▶ _Problem requirements_: Print, word for word, the opening line of the data below and every line after it through the line that contains "import pandas as pd", but not the pictures.

>> begin

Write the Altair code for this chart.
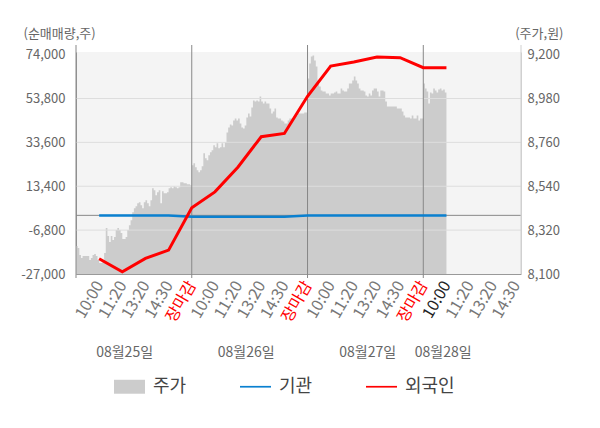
import json
import altair as alt
import pandas as pd

# ---------------- data ----------------
# intraday price (주가, 원), sampled evenly through each trading day
price_day1 = [8240, 8230, 8195, 8180, 8190, 8190, 8190, 8190, 8170, 8180, 8195, 8200, 8190, 8170, 8155,
              8155, 8170, 8205, 8330, 8290, 8260, 8290, 8270, 8285, 8320, 8330, 8320, 8305, 8275, 8275,
              8285, 8320, 8345, 8370, 8410, 8430, 8440, 8455, 8460, 8445, 8430, 8460, 8470, 8455, 8440,
              8470, 8530, 8520, 8495, 8510, 8520, 8455, 8515, 8505, 8505, 8510, 8530, 8535, 8530, 8540,
              8535, 8530, 8535, 8560, 8560, 8555, 8555, 8550, 8550, 8545, 8545]
price_day2 = [8645, 8655, 8635, 8620, 8610, 8620, 8640, 8705, 8680, 8670, 8695, 8710, 8720, 8745, 8735,
              8755, 8730, 8735, 8755, 8735, 8760, 8810, 8835, 8850, 8845, 8870, 8880, 8870, 8880, 8855,
              8835, 8830, 8845, 8885, 8905, 8890, 8935, 8970, 8965, 8970, 8965, 8990, 8965, 8955, 8965,
              8955, 8955, 8930, 8905, 8915, 8930, 8885, 8880, 8880, 8870, 8865, 8855, 8855, 8870, 8880,
              8880, 8880, 8885, 8895, 8905, 8905, 8905, 8905, 8910, 8910]
price_day3 = [9080, 9155, 9190, 9195, 9170, 9140, 9070, 9040, 9020, 9015, 9015, 9005, 9005, 8995, 9005,
              9005, 9010, 9015, 9005, 9005, 9030, 9020, 9015, 9015, 9030, 9055, 9055, 9070, 9090, 9070,
              9055, 9030, 9020, 9020, 9015, 8995, 8990, 9005, 8995, 9020, 9030, 9030, 9015, 8990, 9020,
              9020, 9015, 8965, 8940, 8940, 8940, 8940, 8940, 8940, 8930, 8930, 8930, 8915, 8895, 8885,
              8885, 8885, 8880, 8895, 8880, 8880, 8895, 8870, 8880, 8880]
price_day4 = [9055, 9030, 9015, 8955, 9010, 9005, 9030, 9020, 9010, 9025, 9030, 9020, 9025, 9010, 9010]
price_days = [price_day1, price_day2, price_day3, price_day4]
samples_per_day = 70

# time-slot labels (x positions 1..19)
slot_labels = ["10:00", "11:20", "13:20", "14:30", "장마감",
               "10:00", "11:20", "13:20", "14:30", "장마감",
               "10:00", "11:20", "13:20", "14:30", "장마감",
               "10:00", "11:20", "13:20", "14:30"]
day_boundaries = [0, 5, 10, 15]
date_labels = ["08월25일", "08월26일", "08월27일", "08월28일"]
date_pos = [2.1, 7.35, 12.6, 15.86]

# net buying (순매매량, 주) at slots 1..16
inst_net = [-100, -100, -100, -100, -600, -600, -600, -600, -600,
            -100, -100, -100, -100, -100, -100, -100]
foreign_net = [-20000, -26000, -19800, -16000, 3500, 10800, 22300, 36200, 37700,
               54800, 68700, 70600, 72900, 72600, 68000, 68000]

left_ticks = [-27000, -6800, 13400, 33600, 53800, 74000]
right_ticks = [8100, 8320, 8540, 8760, 8980, 9200]
grid_ticks = [-6800, 13400, 33600, 53800]

series_names = ["주가", "기관", "외국인"]
series_colors = ["#cccccc", "#0a80d0", "#ff0000"]

# ---------------- tables ----------------
price_rows = []
for d, arr in enumerate(price_days):
    for i, v in enumerate(arr):
        price_rows.append({"x": 5 * d + i * 5 / samples_per_day, "price": v})
price_df = pd.DataFrame(price_rows)

net_df = pd.DataFrame({
    "slot": list(range(1, len(foreign_net) + 1)),
    "inst": inst_net,
    "foreign": foreign_net,
})
grid_df = pd.DataFrame({"v": grid_ticks})
zero_df = pd.DataFrame({"v": [0]})
vline_df = pd.DataFrame({"x": day_boundaries})
date_df = pd.DataFrame({"pos": date_pos, "label": date_labels})
legend_df = pd.DataFrame({"series": series_names})

W, H = 445, 222
FONT = "Noto Sans CJK KR"

label_expr = json.dumps([""] + slot_labels, ensure_ascii=False) + "[datum.value]"
color_expr = ("indexof([5,10,15], datum.value) >= 0 ? '#ff0000' : "
              "(datum.value == 16 ? '#222222' : '#777777')")
num_expr = "replace(format(datum.value, ',d'), '\u2212', '-')"

x_scale = alt.Scale(domain=[0, 19.22], nice=False, zero=False)
x_axis = alt.Axis(values=list(range(1, len(slot_labels) + 1)), labelExpr=label_expr,
                  labelAngle=300, labelAlign="right", labelBaseline="middle",
                  labelColor={"expr": color_expr}, labelFontSize=16, labelPadding=8,
                  ticks=False, grid=False, domainColor="#999999", title=None,
                  labelOverlap=False)

left_scale = alt.Scale(domain=[-27000, 75200], nice=False, zero=False)
left_axis = alt.Axis(values=left_ticks, labelExpr=num_expr, grid=False, ticks=False,
                     labelColor="#666666", labelFontSize=13, labelPadding=11,
                     domainColor="#999999", title="(순매매량,주)", titleAngle=0,
                     titleAlign="left", titleBaseline="middle", titleX=-53, titleY=-19,
                     titleFontSize=13, titleFontWeight="normal", titleColor="#666666")

right_scale = alt.Scale(domain=[8100, 9213], nice=False, zero=False)
right_axis = alt.Axis(orient="right", values=right_ticks, labelExpr=num_expr, grid=False, ticks=False,
                      labelColor="#666666", labelFontSize=13, labelPadding=6,
                      domainColor="#d0d0d0", title="(주가,원)", titleAngle=0,
                      titleAlign="right", titleBaseline="middle", titleX=42, titleY=-19,
                      titleFontSize=13, titleFontWeight="normal", titleColor="#666666")


def X(field):
    return alt.X(field, type="quantitative", scale=x_scale, axis=x_axis)


def YL(field):
    return alt.Y(field, type="quantitative", scale=left_scale, axis=left_axis)


area = alt.Chart(price_df).mark_area(color="#cccccc", interpolate="step-after").encode(
    x=X("x"),
    y=alt.Y("price", type="quantitative", scale=right_scale, axis=right_axis, stack=False),
    y2=alt.value(H),
)

grid = alt.Chart(grid_df).mark_rule(color="#dddddd", strokeWidth=1).encode(y=YL("v"))
zero = alt.Chart(zero_df).mark_rule(color="#888888", strokeWidth=1).encode(y=YL("v"))
vlines = alt.Chart(vline_df).mark_rule(color="#888888", strokeWidth=1).encode(
    x=X("x"), y=alt.value(-7), y2=alt.value(H + 4))
right_line = alt.Chart(zero_df).mark_rule(color="#d0d0d0", strokeWidth=1).encode(
    x=alt.value(W), y=alt.value(-7), y2=alt.value(H))

inst_line = alt.Chart(net_df).mark_line(color="#0a80d0", strokeWidth=2.5).encode(
    x=X("slot"), y=YL("inst"))
foreign_line = alt.Chart(net_df).mark_line(color="#ff0000", strokeWidth=3).encode(
    x=X("slot"), y=YL("foreign"))

dates = alt.Chart(date_df).mark_text(fontSize=14, color="#666666", align="center",
                                     baseline="middle", font=FONT).encode(
    x=X("pos"), y=alt.value(301), text="label:N")

legend_props = dict(title=None, orient="none", direction="horizontal",
                    legendX=38, legendY=319, symbolOpacity=1,
                    symbolSize=961, symbolStrokeWidth=0,
                    labelFontSize=18, labelColor="#444444", labelOffset=8,
                    columnPadding=53, labelFont=FONT, padding=0)

legend_pts = alt.Chart(legend_df).mark_point(filled=True, opacity=0).encode(
    x=alt.value(0), y=alt.value(0), size=alt.value(961),
    color=alt.Color("series:N", scale=alt.Scale(domain=series_names, range=series_colors),
                    legend=alt.Legend(**legend_props)),
    shape=alt.Shape("series:N", scale=alt.Scale(
        domain=series_names,
        range=["M-1,-0.45L1,-0.45L1,0.45L-1,0.45Z",
               "M-1,-0.055L1,-0.055L1,0.055L-1,0.055Z",
               "M-1,-0.055L1,-0.055L1,0.055L-1,0.055Z"]),
        legend=alt.Legend(**legend_props)),
)

left_layer = alt.layer(grid, zero, vlines, right_line, inst_line, foreign_line, dates, legend_pts)

chart = alt.layer(area, left_layer).resolve_scale(y="independent").properties(
    width=W, height=H,
    autosize=alt.AutoSizeParams(type="none"),
    padding={"left": 68, "top": 44, "right": 65, "bottom": 130},
).configure(font=FONT).configure_view(fill="#f4f4f4", stroke=None)

chart.save("out.html", embed_options={"renderer": "svg", "actions": False})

>> end

▶ _Result for this exercise_:
Write the Altair code for this chart.
import json
import altair as alt
import pandas as pd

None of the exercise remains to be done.